What will I see at Guraidhoo Corner?▾
Grey reef sharks are the headline, holding into the current at the channel corner, with eagle rays cruising the edge and out in the blue. Whitetip reef sharks, green turtles, Napoleon wrasse, moray eels and grouper fill in, and schools of fusiliers, jacks, snappers and barracuda stack along the drop-off. Mantas are a seasonal possibility in the SW monsoon rather than a reliable feature, and whale sharks are opportunistic only.
How strong is the current at Guraidhoo Corner?▾
Moderate to strong and variable, and it is the defining feature of the dive. It runs hardest around the new and full moon and builds through the channel toward the inner kandu, where downstream flow and washing-machine turbulence form where currents meet. Plan to hook in on the wall and let the drift carry you, rather than swimming against it.

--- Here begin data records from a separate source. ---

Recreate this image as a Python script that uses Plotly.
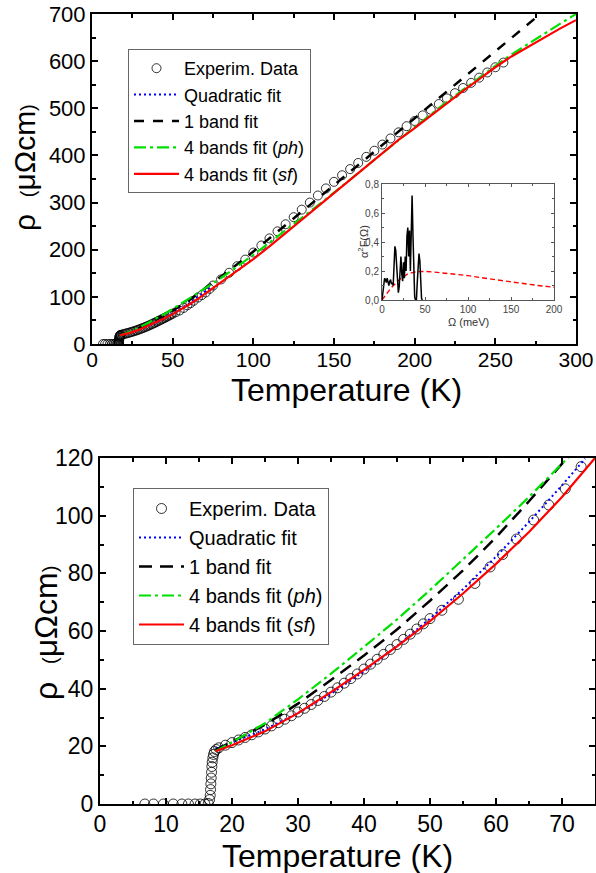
import plotly.graph_objects as go

W, H = 596, 873
FONT = "Liberation Sans, Arial, sans-serif"

T_exp = [6.8, 8.1, 9.6, 11.1, 12.4, 13.4, 14.4, 15.2, 15.9, 16.4,
         16.6, 16.7, 16.75, 16.8, 16.85, 16.9, 16.95, 17.0, 17.1, 17.2, 17.35, 17.6,
         18, 19, 20, 21, 22, 23, 24, 25, 26, 27, 28, 29, 30, 31, 32, 33, 34, 35,
         36, 37, 38, 39, 40, 41, 42, 43, 44, 45, 46, 47, 48, 49, 50,
         51.8, 54.3, 56.8, 59.1, 61.0, 63.1, 65.7, 68.0, 70.5, 72.9,
         75, 80, 85, 90, 95, 100, 105, 110, 115, 120, 125, 130, 135, 140, 145,
         150, 155, 160, 165, 170, 175, 180, 185, 190, 195, 200, 205, 210, 215,
         220, 225, 230, 235, 240, 245, 250, 255]
rho_exp = [0, 0, 0, 0, 0, 0, 0, 0, 0, 0.2,
           1.5, 3.0, 5.0, 7.0, 9.0, 11.0, 13.0, 14.5, 16.0, 17.2, 18.2, 18.9,
           19.5, 20.4, 21.3, 22.2, 23.1, 24.0, 25.0, 26.0, 27.1, 28.2, 29.4, 30.6,
           31.9, 33.2, 34.5, 35.9, 37.3, 38.8, 40.3, 41.9, 43.5, 45.1, 46.8, 48.5,
           50.2, 51.9, 53.6, 55.3, 57.1, 58.9, 60.7, 62.5, 64.3,
           67.2, 71.0, 76.5, 82.2, 86.5, 91.9, 98.5, 103.7, 109.3, 117.0,
           124, 137, 151, 165, 179, 194, 209, 224, 239, 254, 269, 285, 300, 315, 330,
           344, 358, 371, 384, 397, 410, 423, 436, 449, 462, 473, 485, 497, 509,
           521, 532, 543, 554, 565, 576, 587, 597]

# ---------------- fits ----------------
T_quad = [17.5, 20, 25, 30, 35, 40, 45, 50, 55, 60, 65, 70, 73.5]
rho_quad = [19.3, 21.3, 25.9, 31.5, 38.2, 46.0, 54.8, 64.3, 74.5, 85.8, 97.8, 110.5, 119.8]

T_1band = [17.5, 20, 25, 30, 35, 40, 45, 50, 55, 60, 65, 70, 75, 80, 90, 100, 120, 150, 200, 250, 280]
rho_1band = [18.8, 21.5, 27.5, 34.8, 43.0, 51.5, 60.5, 70.5, 81.0, 92.5, 105.0, 117.7, 130.5,
             143, 169, 196, 252, 337, 479, 621, 706]

T_ph = [17.5, 20, 25, 30, 35, 40, 45, 50, 55, 60, 65, 70, 75, 80, 90, 100, 110, 120, 130,
        140, 150, 160, 180, 200, 220, 240, 250, 260, 270, 280, 290, 300]
rho_ph = [18.2, 21.4, 28.0, 36.3, 45.2, 54.5, 64.0, 74.2, 84.8, 95.5, 106.5, 117.8, 129,
          140, 164, 189, 215, 241, 267, 294, 321, 349, 405, 460, 514, 565, 590, 614, 636,
          658, 679, 700]

T_sf = [17.5, 20, 25, 30, 35, 40, 45, 50, 55, 60, 65, 70, 75, 80, 90, 100, 110, 120, 130,
        140, 150, 160, 170, 180, 190, 200, 210, 220, 230, 240, 250, 260, 270, 280, 290, 300]
rho_sf = [18.3, 20.4, 25.2, 31.5, 38.8, 46.5, 54.7, 63.4, 73.0, 83.3, 94.3, 106.5, 120,
          132, 155, 180, 207, 235, 263, 291, 320, 349, 377, 405, 433, 458, 485, 511, 537,
          562, 587, 610, 630, 650, 669, 687]

# ---------------- inset: Eliashberg function ----------------
omega_a2F = [0, 1, 2, 3, 4, 5, 6, 7, 8, 9, 10, 11, 12, 13, 14, 15, 16, 17, 18, 19, 20,
             21, 22, 23, 24, 25, 26, 27, 28, 29, 30, 31, 32, 33, 34, 35, 36, 37, 38, 39,
             40, 41, 42, 43, 44, 45, 46, 47]
a2F = [0.0, 0.05, 0.12, 0.15, 0.14, 0.12, 0.15, 0.12, 0.10, 0.13, 0.14, 0.11, 0.12, 0.10,
       0.22, 0.37, 0.34, 0.22, 0.07, 0.05, 0.09, 0.18, 0.30, 0.18, 0.13, 0.26, 0.15, 0.30,
       0.20, 0.44, 0.50, 0.30, 0.48, 0.20, 0.55, 0.72, 0.45, 0.15, 0.02, 0.0, 0.0, 0.12,
       0.24, 0.32, 0.27, 0.10, 0.01, 0.0]
omega_sf = [0, 10, 20, 30, 40, 50, 60, 80, 100, 120, 140, 160, 180, 200]
a2F_sf = [0.0, 0.08, 0.14, 0.18, 0.195, 0.197, 0.193, 0.183, 0.168, 0.150, 0.132, 0.116,
          0.101, 0.088]

legend_names = ["Experim. Data", "Quadratic fit", "1 band fit",
                "4 bands fit (<i>ph</i>)", "4 bands fit (<i>sf</i>)"]

fig = go.Figure()


def add_panel(xa, ya, leg, msize, dash_black):
    fig.add_trace(go.Scatter(x=T_exp, y=rho_exp, mode="markers", name=legend_names[0],
                             xaxis=xa, yaxis=ya, legend=leg,
                             marker=dict(symbol="circle-open", size=msize, color="black",
                                         line=dict(width=0.8, color="black"))))
    fig.add_trace(go.Scatter(x=T_quad, y=rho_quad, mode="lines", name=legend_names[1],
                             xaxis=xa, yaxis=ya, legend=leg,
                             line=dict(color="#0000ff", width=2, dash="2px,3px")))
    fig.add_trace(go.Scatter(x=T_1band, y=rho_1band, mode="lines", name=legend_names[2],
                             xaxis=xa, yaxis=ya, legend=leg,
                             line=dict(color="black", width=2.5, dash=dash_black)))
    fig.add_trace(go.Scatter(x=T_ph, y=rho_ph, mode="lines", name=legend_names[3],
                             xaxis=xa, yaxis=ya, legend=leg,
                             line=dict(color="#00e000", width=2.2, dash="12px,4px,3px,4px")))
    fig.add_trace(go.Scatter(x=T_sf, y=rho_sf, mode="lines", name=legend_names[4],
                             xaxis=xa, yaxis=ya, legend=leg,
                             line=dict(color="#ff0000", width=2.2)))


add_panel("x", "y", "legend", 9, "10px,9px")
add_panel("x2", "y2", "legend2", 10, "13px,8px")

fig.add_trace(go.Scatter(x=omega_sf, y=a2F_sf, mode="lines", xaxis="x3", yaxis="y3",
                         showlegend=False, line=dict(color="#ff0000", width=1.4, dash="5px,3px")))
fig.add_trace(go.Scatter(x=omega_a2F, y=a2F, mode="lines", xaxis="x3", yaxis="y3",
                         showlegend=False, line=dict(color="black", width=1.5)))


def px_x(p):
    return p / W


def px_y(p):
    return 1 - p / H


def main_axis(domain, rng, dtick, minor, fs, anchor, standoff=0):
    return dict(domain=domain, range=rng, dtick=dtick, tick0=0, anchor=anchor,
                showline=True, linewidth=2, linecolor="black", mirror="ticks",
                ticks="inside", ticklen=6, tickwidth=1.5, tickcolor="black",
                minor=dict(ticks="inside", ticklen=3.5, tickwidth=1.5, tickcolor="black",
                           dtick=minor, tick0=0),
                showgrid=False, zeroline=False, automargin=False,
                ticklabelstandoff=standoff,
                tickfont=dict(family=FONT, size=fs, color="black"))


layout = dict(
    width=W, height=H, margin=dict(l=0, r=0, t=0, b=0, pad=0), autosize=False,
    paper_bgcolor="white", plot_bgcolor="white",
    xaxis=main_axis([px_x(92), px_x(576)], [0, 300], 50, 25, 21, "y", -4),
    yaxis=main_axis([px_y(344), px_y(14)], [0, 700], 100, 50, 22, "x"),
    xaxis2=main_axis([px_x(100), px_x(595)], [0, 75], 10, 5, 23, "y2", -2),
    yaxis2=main_axis([px_y(804), px_y(458)], [0, 120], 20, 10, 23, "x2"),
    xaxis3=dict(domain=[px_x(382), px_x(554)], range=[0, 200], anchor="y3",
                tickvals=[0, 50, 100, 150, 200], ticktext=["0", "50", "100", "150", "200"],
                showline=True, linewidth=1, linecolor="#555", mirror="ticks",
                ticks="inside", ticklen=3, tickcolor="#555",
                minor=dict(ticks="inside", ticklen=2, tickcolor="#555", dtick=25, tick0=0),
                showgrid=False, zeroline=False, automargin=False,
                tickfont=dict(family=FONT, size=10, color="#444")),
    yaxis3=dict(domain=[px_y(300), px_y(184)], range=[0, 0.8], anchor="x3",
                tickvals=[0, 0.2, 0.4, 0.6, 0.8], ticktext=["0,0", "0,2", "0,4", "0,6", "0,8"],
                showline=True, linewidth=1, linecolor="#555", mirror="ticks",
                ticks="inside", ticklen=3, tickcolor="#555",
                minor=dict(ticks="inside", ticklen=2, tickcolor="#555", dtick=0.1, tick0=0),
                showgrid=False, zeroline=False, automargin=False,
                tickfont=dict(family=FONT, size=10, color="#444")),
    legend=dict(x=px_x(128), y=px_y(49), xanchor="left", yanchor="top",
                bgcolor="white", bordercolor="#666", borderwidth=1,
                font=dict(family=FONT, size=18, color="black"),
                itemwidth=45, tracegroupgap=0),
    legend2=dict(x=px_x(133), y=px_y(488), xanchor="left", yanchor="top",
                 bgcolor="white", bordercolor="#666", borderwidth=1,
                 font=dict(family=FONT, size=20, color="black"),
                 itemwidth=45, tracegroupgap=0),
    annotations=[
        dict(text="Temperature (K)", x=px_x(346), y=px_y(390), xref="paper", yref="paper",
             showarrow=False, xanchor="center", yanchor="middle",
             font=dict(family=FONT, size=32, color="black")),
        dict(text="Temperature (K)", x=px_x(337), y=px_y(856), xref="paper", yref="paper",
             showarrow=False, xanchor="center", yanchor="middle",
             font=dict(family=FONT, size=32, color="black")),
        dict(text="ρ  <span style='font-size:20px'>(</span>μΩcm<span style='font-size:20px'>)</span>",
             x=px_x(25), y=px_y(168), xref="paper", yref="paper", textangle=-90,
             showarrow=False, xanchor="center", yanchor="middle",
             font=dict(family=FONT, size=30, color="black")),
        dict(text="ρ  <span style='font-size:20px'>(</span>μΩcm<span style='font-size:20px'>)</span>",
             x=px_x(46), y=px_y(633), xref="paper", yref="paper", textangle=-90,
             showarrow=False, xanchor="center", yanchor="middle",
             font=dict(family=FONT, size=32, color="black")),
        dict(text="α<sup>2</sup>F(Ω)",
             x=px_x(363), y=px_y(242), xref="paper", yref="paper", textangle=-90,
             showarrow=False, xanchor="center", yanchor="middle",
             font=dict(family=FONT, size=11, color="#333")),
        dict(text="Ω (meV)",
             x=px_x(468), y=px_y(322), xref="paper", yref="paper",
             showarrow=False, xanchor="center", yanchor="middle",
             font=dict(family=FONT, size=11, color="#333")),
    ],
)
fig.update_layout(**layout)
fig.write_html("out.html", config={"displayModeBar": False},
               post_script="document.body.style.margin='0';document.body.style.padding='0';"
                           "document.body.style.overflow='hidden';")
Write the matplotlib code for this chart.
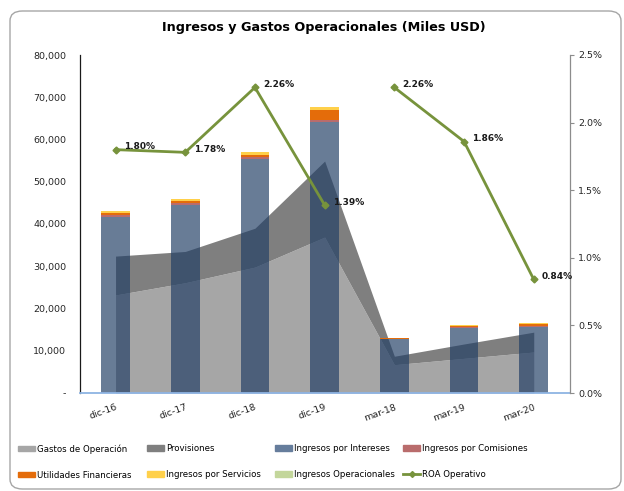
import numpy as np
import matplotlib.pyplot as plt
from matplotlib.patches import FancyBboxPatch, Patch
from matplotlib.lines import Line2D
from matplotlib.ticker import FuncFormatter, MultipleLocator

periodos = ['dic-16', 'dic-17', 'dic-18', 'dic-19', 'mar-18', 'mar-19', 'mar-20']

# miles USD
gastos_operacion = [23200, 26100, 29800, 36900, 6700, 8200, 9700]
provisiones = [9200, 7400, 9200, 18000, 2000, 3400, 4700]
ing_intereses = [41600, 44500, 55300, 64100, 12700, 15400, 15700]
ing_comisiones = [500, 400, 500, 600, 150, 250, 250]
utilidades_fin = [400, 500, 600, 2300, 100, 250, 350]
ing_servicios = [500, 500, 600, 700, 120, 230, 370]
ing_operacionales = [0, 0, 0, 0, 0, 0, 0]

# ROA operativo en %
roa = [1.80, 1.78, 2.26, 1.39, 2.26, 1.86, 0.84]

c_gastos = '#A6A6A6'
c_prov = '#7F7F7F'
c_int = '#213E65'
c_com = '#B96C6C'
c_util = '#E46C0A'
c_serv = '#FFD04A'
c_oper = '#C3D69B'
c_roa = '#77933C'

plt.rcParams['font.family'] = 'DejaVu Sans'

fig = plt.figure(figsize=(6.24, 4.91), dpi=100)
ax = fig.add_axes([80/624, 1-393/491, 490/624, 338/491])

x = np.arange(len(periodos))
g = np.array(gastos_operacion)
p = np.array(provisiones)

ax.fill_between(x, 0, g, color=c_gastos, lw=0, zorder=1)
ax.fill_between(x, g, g + p, color=c_prov, lw=0, zorder=1)

w = 0.41
b = np.zeros(len(x))
ax.bar(x, ing_intereses, w, color=c_int, alpha=0.68, zorder=2)
b += ing_intereses
ax.bar(x, ing_comisiones, w, bottom=b, color=c_com, zorder=2)
b += ing_comisiones
ax.bar(x, utilidades_fin, w, bottom=b, color=c_util, zorder=2)
b += utilidades_fin
ax.bar(x, ing_servicios, w, bottom=b, color=c_serv, zorder=2)
b += ing_servicios
ax.bar(x, ing_operacionales, w, bottom=b, color=c_oper, zorder=2)

ax.set_xlim(-0.51, 6.52)
ax.set_ylim(0, 80000)
ax.yaxis.set_major_locator(MultipleLocator(10000))
ax.yaxis.set_major_formatter(FuncFormatter(lambda v, pos: '-' if v == 0 else '{:,.0f}'.format(v)))
ax.tick_params(axis='y', length=0, pad=10, labelsize=6.8, labelcolor='#262626')
ax.set_xticks(x)
ax.set_xticklabels(periodos, rotation=20, ha='right', rotation_mode='anchor')
ax.tick_params(axis='x', length=0, pad=7, labelsize=6.8, labelcolor='#262626')
ax.spines['top'].set_visible(False)
ax.spines['right'].set_visible(False)
ax.spines['left'].set_color('#1A1A1A')
ax.spines['left'].set_linewidth(0.9)
ax.spines['bottom'].set_color('#8EB4E3')
ax.spines['bottom'].set_linewidth(1.3)

ax2 = ax.twinx()
ax2.plot(x[:4], roa[:4], color=c_roa, lw=2, marker='D', ms=3.5)
ax2.plot(x[4:], roa[4:], color=c_roa, lw=2, marker='D', ms=3.5)
for xi, r in zip(x, roa):
    ax2.annotate('{:.2f}%'.format(r), (xi, r), xytext=(6, 2), textcoords='offset points',
                 ha='left', va='center', fontsize=6.5, fontweight='bold', color='#1A1A1A')
ax2.set_ylim(0, 2.5)
ax2.yaxis.set_major_locator(MultipleLocator(0.5))
ax2.yaxis.set_major_formatter(FuncFormatter(lambda v, pos: '{:.1f}%'.format(v)))
ax2.tick_params(axis='y', length=3, width=0.8, color='#8C8C8C', pad=3, labelsize=6.8, labelcolor='#262626')
for s in ['top', 'left', 'bottom']:
    ax2.spines[s].set_visible(False)
ax2.spines['right'].set_color('#8C8C8C')
ax2.spines['right'].set_linewidth(0.9)

fig.text(324/624, 1-27/491, 'Ingresos y Gastos Operacionales (Miles USD)', ha='center', va='center',
         fontsize=9.2, fontweight='bold', color='black')

# leyenda: una columna por grupo, para fijar la posicion de cada una
columnas = [
    (18, [Patch(color=c_gastos, label='Gastos de Operación'),
          Patch(color=c_util, label='Utilidades Financieras')]),
    (147, [Patch(color=c_prov, label='Provisiones'),
           Patch(color=c_serv, label='Ingresos por Servicios')]),
    (275, [Patch(color='#667D9C', label='Ingresos por Intereses'),
           Patch(color=c_oper, label='Ingresos Operacionales')]),
    (403, [Patch(color=c_com, label='Ingresos por Comisiones'),
           Line2D([], [], color=c_roa, lw=2, marker='D', ms=3, label='ROA Operativo')]),
]
for xc, hs in columnas:
    fig.legend(handles=hs, loc='upper left', bbox_to_anchor=(xc/624, 1-444/491),
               frameon=False, fontsize=6.2, borderpad=0, borderaxespad=0,
               handlelength=2.0, handleheight=0.6, handletextpad=0.2, labelspacing=2.0)

fig.patches.append(FancyBboxPatch((10/624, 2/491), 611/624, 478/491,
                                  boxstyle='round,pad=0,rounding_size=0.02',
                                  transform=fig.transFigure, fill=False,
                                  edgecolor='#A6A6A6', lw=1))

fig.savefig('out.png', dpi=100)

Is Guraidhoo Corner suitable for beginners?▾
It is an advanced drift dive, not a beginner site. The wall drops past recreational limits and the current is the limiting factor. Less-experienced divers should treat depth and current as the constraints, stay shallow on the reef top, and dive only on a manageable tide with a guide. Channel and buoyancy experience matter more than the certification card.
Is Guraidhoo Corner the same as the Guraidhoo Corner guesthouse?▾
No. Guraidhoo Corner is a channel dive site on the kandu beside Guraidhoo island, also called Guraidhoo Kandu. A guesthouse on the island shares the name, so accommodation listings under Guraidhoo Corner refer to the lodging, not the dive. Confirm which one you are booking.
Is Guraidhoo Corner a protected area?▾
Yes. The Guraidhoo channel is a designated marine protected area, which is part of why the big-fish life along the corner is so consistent. For divers it changes nothing on the day: there is no permit, no quota and no fee. You dive it through an operator under the usual no-take, no-touch rules.
When is the best time to dive Guraidhoo Corner?▾
It is diveable year-round. December to April, the dry NE monsoon, brings calmer seas and the best visibility, toward 35 metres on a good day. May to October, the SW monsoon, brings nutrient upwelling and stronger big-animal activity at the cost of clarity and surface comfort. The current also tends to build from November and peak around January.
How do I dive Guraidhoo Corner, and where do I stay?▾
It is a boat dive run as the signature channel site off Guraidhoo, a local-island guesthouse base about 30 minutes by speedboat from Malé and the airport. Most divers base on Guraidhoo and book through the island's operator, though day-boats from Maafushi reach the channel too. There is no resort on the island, so this is budget local-island diving rather than resort or liveaboard.